At the heart of the collection is the father-son relationship, haunted by absence. In “They Once Looked to Me” and “Bookending the Day,” the speaker is not simply a parent, but a man gripped by his own failures. Yet there is no performative guilt, no dramatic apology, just an acknowledgment of this terrible, beautiful truth: “Had I been childless, nothing would have called me from the edge.” The line lands without revelation. It registers like an after-action report. The child saves the speaker’s life only in the logistical sense. The crisis remains. It’s folded into the rhythms of making dinner.
And yet, If Nothing is not a book of salvation. Its brilliance lies in its refusal to offer easy redemption.
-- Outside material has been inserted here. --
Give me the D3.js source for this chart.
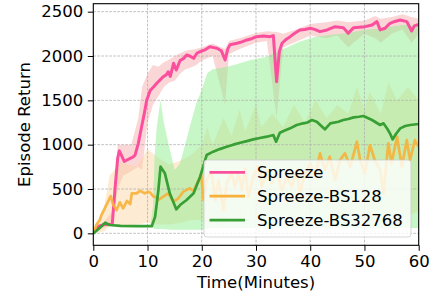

In “Getting Off Antidepressants,” Nienow captures the slippage between dream and waking, between the hope for meaning and its disintegration. “I’d wake drenched in sweat / more alive, it seemed, than I’d ever been.” The clarity of the dream never quite survives the return to consciousness.
The book returns often to the subject of addiction, but Nienow is not interested in dramatizing it. The poems avoid both confession and recovery narrative. The collection crescendos through philosophical deepening, as opposed to through spectacle. In “Multitudes” and “Repeat After Me,” the body is both vessel and void. “The body goes. It was nothing personal.” It’s a line that resists sentimentality while amplifying the stakes (something Nienow is really fucking good at!). Here, the specter of impermanence is not an excuse for despair but instead a call to attention. Nienow’s engagement with mortality sharpens our sense of life.
Nienow’s lyricism, too, is architectural (and never ornamental). The poems are accessible upon first reading, yet unfold layer by layer upon multiple readings. His language holds weight. It carries grief. It shelters light. Even in the book’s darkest passages, a “little glow” persists. Not triumph or transcendence, but a sense of light, nonetheless. These poems remind me of Larry Levis and Franz Wright. Both poets haunt the margins of this book: Levis in its philosophical undercurrent, Wright in its desperate clarity. But Nienow’s voice is his own—less mythic than Levis, less ruinous than Wright—anchored instead in the small, continuous labor of trying to stay. Trying to love. Trying to last.
There are many books that rely on damage to make the language feel urgent. This one does the opposite. The damage is ordinary. The urgency comes from trying to stay with it. In the end, If Nothing is not about obliteration, but about the daily, unglamorous act of survival. It dares to ask what endures after the fall, and its answer, spoken without spectacle but with enormous courage, is this:
the chance to be new, again and again.